Some other novels of initiation are more autobiographical and highlight a long-term process of maturation (Huelle, Jurewicz, Chwin, Kornhauser). Still others rely on fictiveness and, in accord with the post-modern spirit of the times, overlay the classic novel of education with elements of the thriller, detective story, or New Age metaphysics (Tomek Tryzna, Panna Nikt [Miss Nobody]; Manuela Gretkowska, Kabaret metafizyczny [Metaphysical Cabaret]; Olga Tokarczuk, Podroz ludzi Ksiegi [The Journey of the People of the Book]; Andrzej Stasiuk, Przez rzeke [Through the River]; Grzegorz Strumyk, Zaglada fasoli [The Annihilation of the Bean]). The message of these books is essentially anti-educational: the family, social, and school-related imperative to maturity causes the loss of the positive values associated with childhood and youth, while offering in return nothing aside from an empty and boring adulthood.
New Forms in Prose
The experientially richest and formally most interesting novels of the early 1990s resist facile generic classification. Their composition out of an arbitrary mixture of genres seems to exhibit only an ad hoc coherence. Characteristically, however, these miscellanies are disciplined in both educational and compositional terms, as can be seen in Andrzej Stasiuk's recent "wandering" para-philosophical treatise, Dukla.
As part of a larger trend in the literature of the end of the century, many of the latest Polish novels also signal the return to classical fables and genres. The innovative accent comes from the use of these conventions to pose significant existential questions. so it is in the metaphysical crime stories of Gustaw Herling-Grudzinski, Goracy oddech pustyni (The Hot Breath of the Desert) and Don Ildebrando. So it is, too, in Olga Tokarczuk's epic novel Prawiek i inne czasy (Prawiek and Other Times), which has been referred to as the saga of a "Polish Macondo."
In Search of Identity
Polish prose seems to have been engaged since 1989 in an accelerated search for its own identity. Thus its rapid summoning up and rejection of novelistic traditions, its returns to hallowed conventions, and its bold experimentation. The impulse to identity, however, signifies not only a re-examination of tradition, but also a search for an answers to questions about why prose exists in the first place: To describe the world? To lay bare some concealed sense - mythical, perhaps? To uncover a narration that is latent in the world and express it through the language that the world speaks? Or finally, perhaps, to instill a distance towards all conventions?
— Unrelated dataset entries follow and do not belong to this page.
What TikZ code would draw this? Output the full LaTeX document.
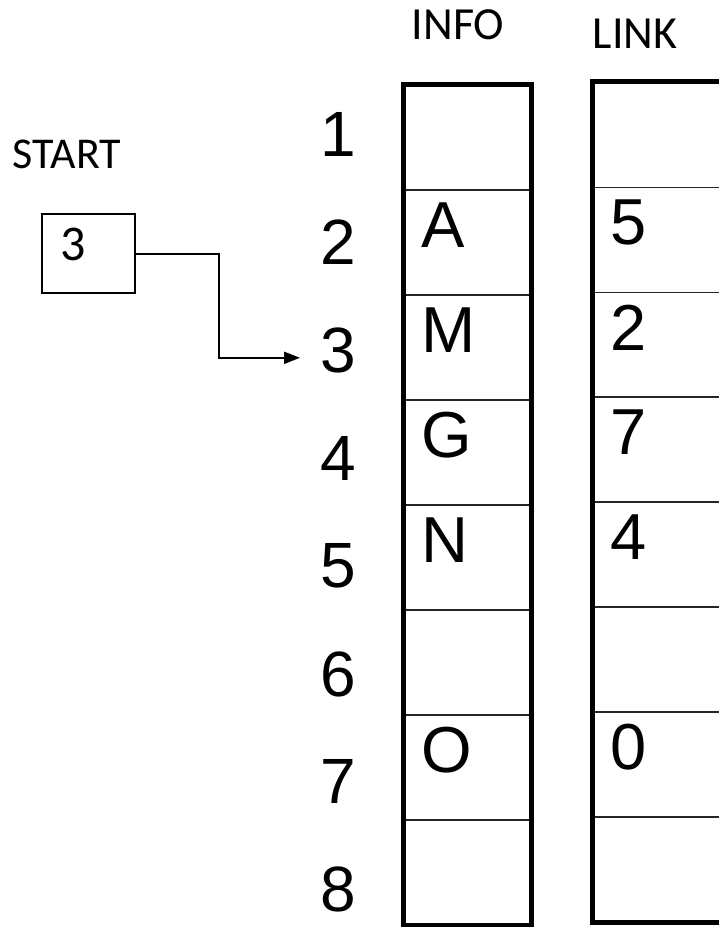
\documentclass[tikz,border=0pt]{standalone}
\usepackage{fontspec}
\setmainfont{Liberation Sans}
\newfontfamily\carlito{Carlito}
\usetikzlibrary{arrows.meta, positioning, calc}

\begin{document}
\begin{tikzpicture}[
  x=1pt, y=-1pt,
  cell/.style={draw=black!85, line width=1.5pt, minimum width=127pt, minimum height=105pt, inner sep=0pt},
  frame/.style={draw, line width=5pt},
  entry/.style={anchor=north west, inner sep=0pt, font=\fontsize{65}{65}\selectfont},
  idx/.style={inner sep=0pt, font=\fontsize{64}{64}\selectfont},
  head/.style={inner sep=0pt, font=\carlito\fontsize{46}{46}\selectfont}
]
  \useasboundingbox (0,0) rectangle (719,927);

  % columns
  \foreach \i/\a/\b in {1/{}/{},2/A/5,3/M/2,4/G/7,5/N/4,6/{}/{},7/O/0,8/{}/{}} {
    \node[cell] (info-\i) at (467.5, {137.5+105*(\i-1)}) {};
    \node[entry] (infoval-\i) at ([xshift=18pt, yshift=-13pt]info-\i.north west) {\a};
    \node[cell, minimum width=132pt, minimum height=104.9pt] (link-\i) at (659, {134.95+104.9*(\i-1)}) {};
    \node[entry] (linkval-\i) at ([xshift=18pt, yshift=-13pt]link-\i.north west) {\b};
    \node[idx] (num-\i) at (338, {134.5+107.9*(\i-1)}) {\i};
  }
  \draw[frame] (info-1.north west) rectangle (info-8.south east);
  \draw[frame] (link-1.north west) rectangle (link-8.south east);

  \node[head] (infohead) at (458, 25) {INFO};
  \node[head] (linkhead) at (635, 34) {LINK};

  % start pointer
  \node[head, font=\carlito\fontsize{44}{44}\selectfont] (starthead) at (67, 154) {START};
  \node[draw, line width=2pt, minimum width=93pt, minimum height=79pt] (startbox) at (88.5, 253.5) {};
  \node[inner sep=0pt, font=\carlito\fontsize{50}{50}\selectfont] (startval) at ([xshift=-15.5pt, yshift=9.5pt]startbox.center) {3};
  \draw[line width=2pt, -{Triangle[length=16pt, width=12pt]}] (startbox.east) -- ++(83,0) |- ([xshift=-20pt, yshift=-7.5pt]num-3.west);
\end{tikzpicture}
\end{document}
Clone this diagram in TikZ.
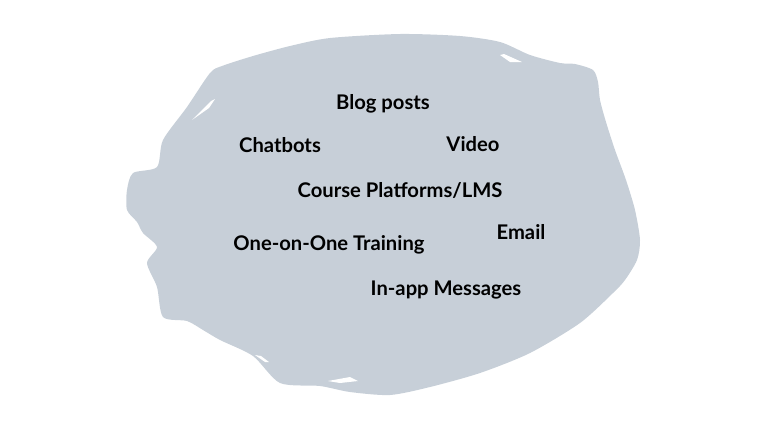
\documentclass[tikz,border=0pt]{standalone}
\usepackage{fontspec}
\setmainfont{Lato}
\definecolor{blobc}{HTML}{C7CFD8}
\begin{document}
\begin{tikzpicture}[x=1pt,y=-1pt,
  lbl/.style={font=\bfseries\fontsize{20.2}{24}\selectfont, text=black, inner sep=0pt}]
\useasboundingbox (0,0) rectangle (771,421);
\fill[blobc] plot[smooth cycle, tension=0.45] coordinates {
 (210,73) (222,66) (253,56) (290,46) (330,38) (400,34) (460,36) (500,42)
 (530,55) (560,63) (575,64) (593,70) (598,82) (600,100) (606,122) (615,150)
 (626,180) (635,210) (640,240) (637,260) (625,280) (613,293) (580,323)
 (530,353) (480,373) (430,387) (390,395) (350,392) (320,386) (280,383)
 (253,356) (220,340) (203,330) (187,321) (163,317) (157,287) (147,263)
 (157,247) (143,233) (137,222) (127,210) (127,190) (133,173) (157,167)
 (163,140) (187,107)};
% white streaks
\fill[white] (192,120) -- (211,101) -- (215,99) -- (209,108) -- cycle;
\fill[white] (500,55) -- (504,54) -- (522,62) -- (510,62) -- cycle;
\fill[white] (255,355) -- (261,356) -- (269,362) -- (265,362) -- cycle;
\fill[white] (328,381) -- (350,377) -- (358,381) -- (340,383) -- cycle;
\node[lbl] (blog) at (383,104) {Blog posts};
\node[lbl] (chat) at (280,145) {Chatbots};
\node[lbl] (video) at (473,144) {Video};
\node[lbl] (course) at (400,190) {Course Platforms/LMS};
\node[lbl] (email) at (521,232) {Email};
\node[lbl] (one) at (329,245) {One-on-One Training};
\node[lbl] (inapp) at (446,290) {In-app Messages};
\end{tikzpicture}
\end{document}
The impossibility of reconciling all these tasks, combined with the fact that all these goals are undeniably worthy, means that this prose seeks above all to create forms with the capacity to include autobiographical ruminations and ostentatious inventiveness, erudite essays and classical narratives. The real objective, then, is to create a form that transcends fiction, reflecting the multiple orders of the world while remaining as fictive as our present fictionally created reality.